Incandescence by Greg Egan

Incandescence by Greg Egan

Author:Greg Egan [Egan, Greg]
Language: eng
Format: epub, mobi
Tags: sf, sf_space
Published: 0101-01-01T00:00:00+00:00


13

Toward the center of the Nuclear Stellar Disk the density of stars began a precipitous climb. Within a cluster two hundred light years wide a billion stars sped along a complex tangle of orbits, and the deeper into this swarm you dived the more crowded and violent it became. To Rakesh, it brought to mind the image of a nest of furious ants caught in a steep subsidence, kept from falling into the depths only by the sheer energy of their motion.

At the bottom of the pit lay Goudal-e-Markaz: a black hole with the mass of three million suns, the one place from which you could fall no further. It wasn't easy to reach this nadir: the hole's zone of capture was barely fifty million kilometers wide, and it was rare for a star to lose so much of its angular momentum that it could execute a head-on dive into oblivion.

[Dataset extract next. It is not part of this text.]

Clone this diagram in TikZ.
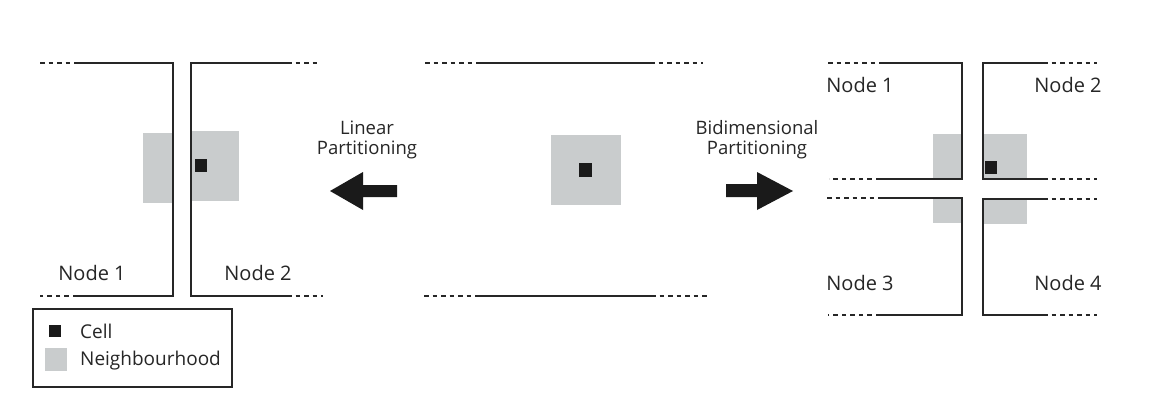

However, a bull's-eye hit was not the only route to destruction. Once every hundred millennia or so a star would come close enough to Goudal-e-Markaz for tidal forces to disrupt it catastrophically. As it dived toward the hole, the star would be stretched along its orbit at the same time as it was squeezed in the orthogonal directions, a distended streak of nuclear fire growing ever hotter and more compressed. In some encounters the star would merely be torn apart and the debris sprayed across a range of orbits, but if the tidal compression was strong enough to trigger a burst of new fusion reactions, as the star swung away from the hole and the pressure was released it could explode with the force of a hundred supernovas. The remnants of these explosions could still be seen thousands of years later, tenuous but energetic shells of gas spreading out into the galactic nucleus.

Ordinary supernovas were even more common, of course, and the central cluster was littered with their remnants: white dwarfs, stellar mass black holes, and neutron stars. The Aloof's map showed no less than fifteen million neutron stars. That was a daunting census, and the chaotic dynamics of the region made it impossible to rule out more than a few per cent as potential culprits in the death of the Arkmakers' world.

Standing in the control room of Lahl's Promise, looking out into the blaze of stars that hid their quarry, Rakesh asked Parantham, "Would you be willing to visit fifteen million neutron stars, one by one, until we found a living Ark?"

She replied without hesitation, "Absolutely."

For a moment Rakesh considered calling her bluff, but he was sure his own will would crack long before hers. When the creators of de novos chose their traits, they were prone to excesses that rarely appeared in even the most technologically augmented versions of inheritance. No gene for keenness could ever compete with Parantham's fiat-driven personality.

He said, "I think it's time we built a decent telescope."

She nodded assent, without betraying the slightest hint of relief that he hadn't been serious about inspecting each candidate in person.